One of the big responses out of people when they visit my historical sites are the incredulity that the data still exists at all. Certainly, that was my own response when Google Groups started pulling in data from 1982, and when I first stumbled upon the ever-fluctuating Asimov Archive of Apple II disk images. (I’ll save a debate about the legitimacy of such an archive for a later time.)
But the cool part about digital data is, all it takes is one person, saving their copy, and putting it aside somewhere safe, and then yanking it out 10 or 20 years hence. Unlike, say, antiques, they really don’t take up a lot of space and assuming it can be brought back, the copies (now imbused with the artificial values of rarity and time) spread like wildfire.

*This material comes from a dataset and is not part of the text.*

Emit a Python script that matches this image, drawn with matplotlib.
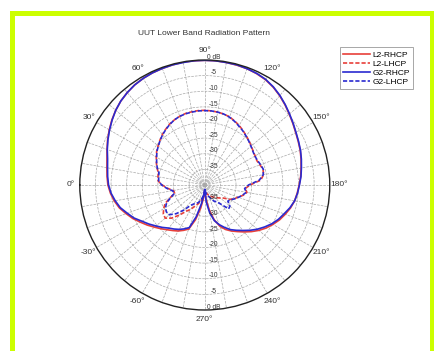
import numpy as np
import matplotlib
matplotlib.use("Agg")
import matplotlib.pyplot as plt
from matplotlib.patches import Rectangle

plt.rcParams['font.family'] = ['Liberation Sans', 'DejaVu Sans']

# sample angles (deg), 0 = left, 90 = top, clockwise
theta_deg = np.arange(-90, 271, 5)

L2_RHCP = [-38.0, -36.0, -32.5, -28.5, -25.0, -24.0, -23.0, -22.2, -21.3, -20.2,
           -19.0, -17.6, -16.2, -14.6, -13.2, -11.7, -10.6, -9.7, -9.0, -8.6,
           -8.2, -7.6, -6.7, -5.7, -4.7, -3.7, -2.8, -2.0, -1.4, -0.9,
           -0.6, -0.4, -0.3, -0.2, -0.1, -0.1, -0.1, -0.1, -0.2, -0.3,
           -0.4, -0.7, -1.1, -1.8, -2.7, -3.7, -4.7, -5.6, -6.4, -7.0,
           -7.5, -8.1, -8.7, -9.2, -9.8, -10.3, -10.8, -11.6, -12.6, -13.6,
           -14.8, -16.0, -17.4, -18.9, -20.4, -21.8, -23.0, -24.3, -26.0, -28.5,
           -32.0, -35.5, -38.0]
G2_RHCP = [-38.5, -37.0, -34.0, -29.5, -25.5, -24.5, -23.6, -22.8, -22.0, -20.8,
           -19.6, -18.2, -16.8, -15.0, -13.6, -12.0, -10.9, -9.9, -9.2, -8.8,
           -8.4, -7.8, -6.8, -5.8, -4.8, -3.8, -2.8, -2.0, -1.4, -0.9,
           -0.6, -0.4, -0.3, -0.2, -0.2, -0.1, -0.1, -0.1, -0.2, -0.2,
           -0.4, -0.6, -1.0, -1.7, -2.6, -3.6, -4.6, -5.5, -6.3, -6.9,
           -7.4, -8.0, -8.6, -9.1, -9.7, -10.2, -10.8, -11.8, -13.0, -14.0,
           -15.2, -16.6, -18.0, -19.5, -21.0, -22.3, -23.5, -25.0, -26.5, -28.2,
           -31.0, -34.5, -38.5]
L2_LHCP = [-38.0, -37.0, -35.5, -34.5, -33.5, -32.5, -31.0, -29.8, -27.5, -25.0,
           -23.5, -23.8, -24.8, -26.0, -28.3, -30.0, -29.8, -28.0, -26.4, -25.0,
           -24.8, -24.6, -23.7, -22.9, -22.1, -21.2, -20.5, -19.7, -18.9, -18.2,
           -17.5, -17.0, -16.6, -16.3, -16.2, -16.1, -16.1, -16.2, -16.3, -16.5,
           -16.8, -17.4, -18.0, -18.7, -19.4, -20.0, -20.6, -21.1, -21.4, -21.6,
           -21.2, -20.7, -20.9, -22.0, -25.5, -27.0, -26.3, -27.3, -28.6, -29.6,
           -30.8, -32.7, -33.5, -34.2, -34.8, -35.3, -35.7, -36.2, -36.6, -37.0,
           -37.4, -37.8, -38.0]
G2_LHCP = [-38.5, -37.5, -36.0, -35.0, -34.0, -33.5, -33.0, -32.0, -29.5, -27.0,
           -25.2, -25.0, -25.5, -26.5, -28.5, -30.0, -29.5, -27.8, -26.2, -25.2,
           -25.0, -24.8, -23.8, -23.0, -22.2, -21.3, -20.6, -19.8, -19.0, -18.3,
           -17.6, -17.0, -16.6, -16.4, -16.3, -16.2, -16.2, -16.2, -16.3, -16.5,
           -16.9, -17.5, -18.2, -18.8, -19.5, -20.1, -20.7, -21.2, -21.5, -21.4,
           -21.0, -20.6, -21.0, -22.5, -26.0, -27.2, -26.5, -27.5, -28.5, -29.5,
           -30.5, -31.0, -29.5, -29.2, -32.0, -33.5, -34.0, -35.0, -36.0, -36.5,
           -37.0, -38.0, -38.5]

angle_ticks = [0, 30, 60, 90, 120, 150, 180, 210, 240, 270, 300, 330]
angle_labels = ['0°', '30°', '60°', '90°', '120°', '150°', '180°', '210°',
                '240°', '270°', '-60°', '-30°']
ring_values = [0, -5, -10, -15, -20, -25, -30, -35]
ring_labels = ['0 dB', '-5', '-10', '-15', '-20', '-25', '-30', '-35']

red = '#e8403a'
blue = '#2a2ad0'

fig = plt.figure(figsize=(4.35, 3.51), dpi=100)
ax = fig.add_axes([0.1834, 0.1168, 0.5747, 0.7123], projection='polar')
ax.set_theta_zero_location('W')
ax.set_theta_direction(-1)
ax.set_ylim(-40, 0)

th = np.deg2rad(theta_deg)
ax.plot(th, L2_RHCP, color=red, lw=1.2, label='L2-RHCP')
ax.plot(th, L2_LHCP, color=red, lw=1.2, ls=(0, (2.5, 1.2)), label='L2-LHCP')
ax.plot(th, G2_RHCP, color=blue, lw=1.2, label='G2-RHCP')
ax.plot(th, G2_LHCP, color=blue, lw=1.2, ls=(0, (2.5, 1.2)), label='G2-LHCP')

# spokes every 10 deg, labels every 30
spokes = np.arange(0, 360, 10)
ax.set_xticks(np.deg2rad(spokes))
ax.set_xticklabels([angle_labels[angle_ticks.index(s)] if s in angle_ticks else ''
                    for s in spokes], fontsize=6, color='#333333')
ax.tick_params(axis='x', length=0, pad=-0.5)
ax.set_yticks(ring_values[1:])
ax.set_yticklabels([])
ax.grid(color='#a8a8a8', ls='--', lw=0.5)
ax.spines['polar'].set_color('#222222')
ax.spines['polar'].set_linewidth(1.0)

# radial labels along the vertical spoke, above and below centre
for v, lab in zip(ring_values, ring_labels):
    ax.annotate(lab, xy=(np.deg2rad(90), v), xytext=(6.5, 2), textcoords='offset points',
                fontsize=4.8, color='#333333', ha='center', va='center')
    ax.annotate(lab, xy=(np.deg2rad(270), v), xytext=(6.5, 2), textcoords='offset points',
                fontsize=4.8, color='#333333', ha='center', va='center')

fig.text(0.47, 0.905, 'UUT Lower Band Radiation Pattern', fontsize=6,
         color='#333333', ha='center', va='center')

leg = ax.legend(loc='upper left', bbox_to_anchor=(0.772, 0.877),
                bbox_transform=fig.transFigure, fontsize=6, handlelength=3.2,
                handletextpad=0.3, borderpad=0.4, labelspacing=0.15,
                fancybox=False, framealpha=1)
leg.get_frame().set_edgecolor('#999999')
leg.get_frame().set_linewidth(0.6)

fig.patches.append(Rectangle((12.5 / 435, -0.2), 420 / 435, 1.2 - 12.5 / 351,
                             transform=fig.transFigure, fill=False,
                             edgecolor='#ccff00', linewidth=3.6, zorder=0))

fig.savefig('out.png', dpi=100)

Especially now in a time of the Bittorrent archives, which I call the master method of “you didn’t know you needed it until you glanced upon the title”.

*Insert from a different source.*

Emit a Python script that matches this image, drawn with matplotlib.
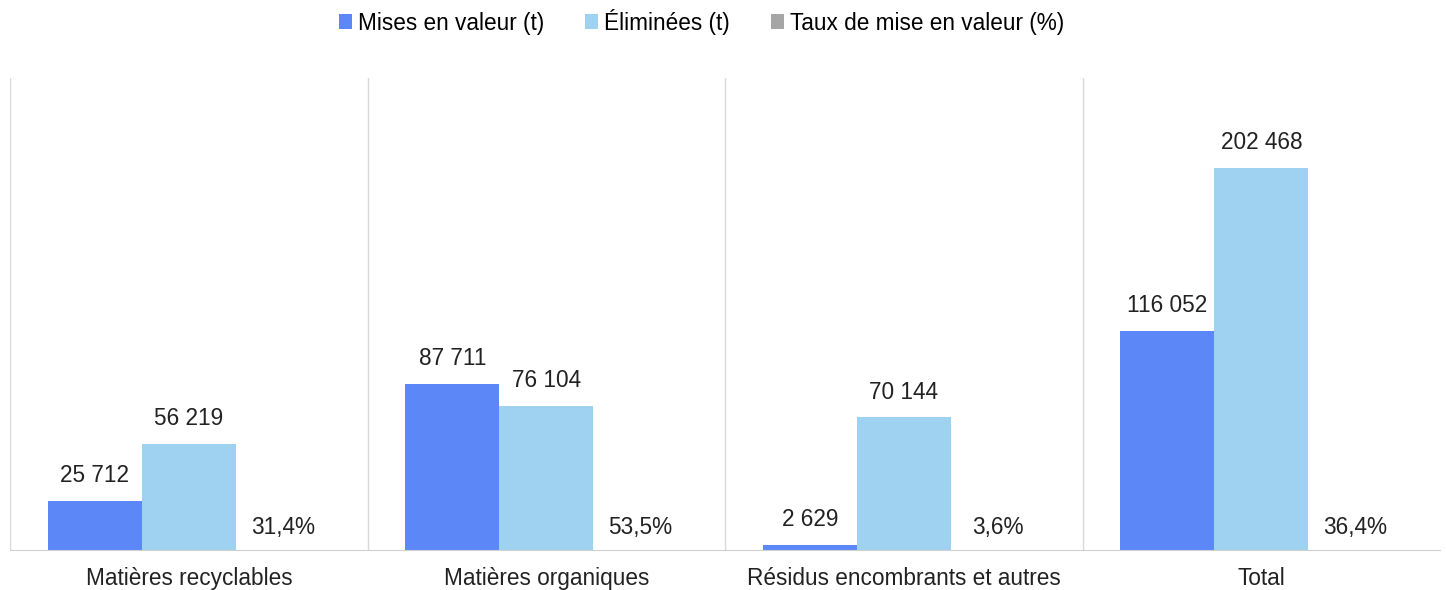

Recently, a group of researchers did some work with weblogs where they happened to pull about an enormous amount of entries from them, creating some sort of multi-gigabyte monster of a MYSQL database. Naturally, I grabbed a copy; I haven’t even glanced at it, I’m just going to shove it onto a DLT tape and forget about it. Say what you want about weblogs, pro or con; I consider them as close to BBSes as we tend to get on the Internet, what with their day-to-day subject matter and reactions to current events in a distinct, flavorful manner. By saving them, they end up being a great time capsule for a given time. People a century from now will appreciate them quite a bit.
Along that line, I am a very big proponent of saving archival copies of one’s livejournal. Livejournal makes it very easy to archive off a copy, which can then be stored away. People drop hours a day writing into these things and then they don’t care in the least if the stuff is teetering on the edge of disaster if the livejournal servers have a problem. A small amount of effort now and all your work is that much safer.
Sprinkle a little rsync into your life and keep copies of your most precious data in at least two locations. Blow stuff into a tar or zip (or ace or rar) archive and throw it onto a CDR. Nothing’s worse than losing your stuff, and you never know what it’ll be worth to history at large a decade or two down the line. The best way to ensure history knows a fuller story is to keep around the data that formed the story in the first place.